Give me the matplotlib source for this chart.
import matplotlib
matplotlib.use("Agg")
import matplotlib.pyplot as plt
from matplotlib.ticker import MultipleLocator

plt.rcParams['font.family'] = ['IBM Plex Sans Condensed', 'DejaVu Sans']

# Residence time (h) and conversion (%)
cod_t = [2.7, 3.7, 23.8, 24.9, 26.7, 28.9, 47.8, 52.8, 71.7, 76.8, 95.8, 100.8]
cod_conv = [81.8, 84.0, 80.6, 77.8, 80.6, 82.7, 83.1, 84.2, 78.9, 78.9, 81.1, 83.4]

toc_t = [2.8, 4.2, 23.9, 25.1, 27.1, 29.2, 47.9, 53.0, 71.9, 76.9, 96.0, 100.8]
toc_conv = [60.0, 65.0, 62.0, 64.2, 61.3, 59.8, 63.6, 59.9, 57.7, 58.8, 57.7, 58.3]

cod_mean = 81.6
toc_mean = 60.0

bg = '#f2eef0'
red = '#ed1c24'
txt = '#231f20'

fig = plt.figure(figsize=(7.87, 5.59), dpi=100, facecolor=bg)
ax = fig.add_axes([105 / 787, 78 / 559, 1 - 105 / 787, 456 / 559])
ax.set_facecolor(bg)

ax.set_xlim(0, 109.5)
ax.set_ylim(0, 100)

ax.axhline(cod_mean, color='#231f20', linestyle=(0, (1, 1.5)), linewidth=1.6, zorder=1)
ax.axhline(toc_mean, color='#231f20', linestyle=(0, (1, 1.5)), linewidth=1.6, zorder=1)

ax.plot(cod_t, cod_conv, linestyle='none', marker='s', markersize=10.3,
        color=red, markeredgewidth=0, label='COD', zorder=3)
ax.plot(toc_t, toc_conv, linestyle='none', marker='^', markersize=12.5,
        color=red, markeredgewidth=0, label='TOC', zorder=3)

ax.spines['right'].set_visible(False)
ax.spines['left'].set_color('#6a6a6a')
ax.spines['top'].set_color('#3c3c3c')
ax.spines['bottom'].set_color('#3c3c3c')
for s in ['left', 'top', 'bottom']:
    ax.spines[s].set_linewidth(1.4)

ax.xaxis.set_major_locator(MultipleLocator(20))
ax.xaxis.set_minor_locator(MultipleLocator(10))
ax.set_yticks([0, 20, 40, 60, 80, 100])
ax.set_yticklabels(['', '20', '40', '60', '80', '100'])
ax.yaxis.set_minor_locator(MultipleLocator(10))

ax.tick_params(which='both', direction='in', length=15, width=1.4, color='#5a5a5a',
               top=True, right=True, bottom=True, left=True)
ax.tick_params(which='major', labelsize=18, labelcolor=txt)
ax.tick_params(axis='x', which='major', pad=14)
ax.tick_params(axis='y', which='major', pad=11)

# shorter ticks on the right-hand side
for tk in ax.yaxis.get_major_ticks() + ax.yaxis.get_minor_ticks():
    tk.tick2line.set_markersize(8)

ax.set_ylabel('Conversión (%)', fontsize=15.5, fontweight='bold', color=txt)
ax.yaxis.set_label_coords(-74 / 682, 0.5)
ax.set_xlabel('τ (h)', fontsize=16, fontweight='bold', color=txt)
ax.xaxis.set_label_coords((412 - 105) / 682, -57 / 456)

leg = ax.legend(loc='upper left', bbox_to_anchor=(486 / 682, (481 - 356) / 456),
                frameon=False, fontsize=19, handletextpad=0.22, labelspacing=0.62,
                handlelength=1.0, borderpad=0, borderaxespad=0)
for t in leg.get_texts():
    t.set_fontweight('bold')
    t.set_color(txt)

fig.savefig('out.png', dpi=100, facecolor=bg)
_ _ _ _ _ _ _
What you have to do: Repeat, word for word, the lines from the opening of the material through the line containing "tk.tick2line.set_markersize(8)".

Answer in full:
Give me the matplotlib source for this chart.
import matplotlib
matplotlib.use("Agg")
import matplotlib.pyplot as plt
from matplotlib.ticker import MultipleLocator

plt.rcParams['font.family'] = ['IBM Plex Sans Condensed', 'DejaVu Sans']

# Residence time (h) and conversion (%)
cod_t = [2.7, 3.7, 23.8, 24.9, 26.7, 28.9, 47.8, 52.8, 71.7, 76.8, 95.8, 100.8]
cod_conv = [81.8, 84.0, 80.6, 77.8, 80.6, 82.7, 83.1, 84.2, 78.9, 78.9, 81.1, 83.4]

toc_t = [2.8, 4.2, 23.9, 25.1, 27.1, 29.2, 47.9, 53.0, 71.9, 76.9, 96.0, 100.8]
toc_conv = [60.0, 65.0, 62.0, 64.2, 61.3, 59.8, 63.6, 59.9, 57.7, 58.8, 57.7, 58.3]

cod_mean = 81.6
toc_mean = 60.0

bg = '#f2eef0'
red = '#ed1c24'
txt = '#231f20'

fig = plt.figure(figsize=(7.87, 5.59), dpi=100, facecolor=bg)
ax = fig.add_axes([105 / 787, 78 / 559, 1 - 105 / 787, 456 / 559])
ax.set_facecolor(bg)

ax.set_xlim(0, 109.5)
ax.set_ylim(0, 100)

ax.axhline(cod_mean, color='#231f20', linestyle=(0, (1, 1.5)), linewidth=1.6, zorder=1)
ax.axhline(toc_mean, color='#231f20', linestyle=(0, (1, 1.5)), linewidth=1.6, zorder=1)

ax.plot(cod_t, cod_conv, linestyle='none', marker='s', markersize=10.3,
        color=red, markeredgewidth=0, label='COD', zorder=3)
ax.plot(toc_t, toc_conv, linestyle='none', marker='^', markersize=12.5,
        color=red, markeredgewidth=0, label='TOC', zorder=3)

ax.spines['right'].set_visible(False)
ax.spines['left'].set_color('#6a6a6a')
ax.spines['top'].set_color('#3c3c3c')
ax.spines['bottom'].set_color('#3c3c3c')
for s in ['left', 'top', 'bottom']:
    ax.spines[s].set_linewidth(1.4)

ax.xaxis.set_major_locator(MultipleLocator(20))
ax.xaxis.set_minor_locator(MultipleLocator(10))
ax.set_yticks([0, 20, 40, 60, 80, 100])
ax.set_yticklabels(['', '20', '40', '60', '80', '100'])
ax.yaxis.set_minor_locator(MultipleLocator(10))

ax.tick_params(which='both', direction='in', length=15, width=1.4, color='#5a5a5a',
               top=True, right=True, bottom=True, left=True)
ax.tick_params(which='major', labelsize=18, labelcolor=txt)
ax.tick_params(axis='x', which='major', pad=14)
ax.tick_params(axis='y', which='major', pad=11)

# shorter ticks on the right-hand side
for tk in ax.yaxis.get_major_ticks() + ax.yaxis.get_minor_ticks():
    tk.tick2line.set_markersize(8)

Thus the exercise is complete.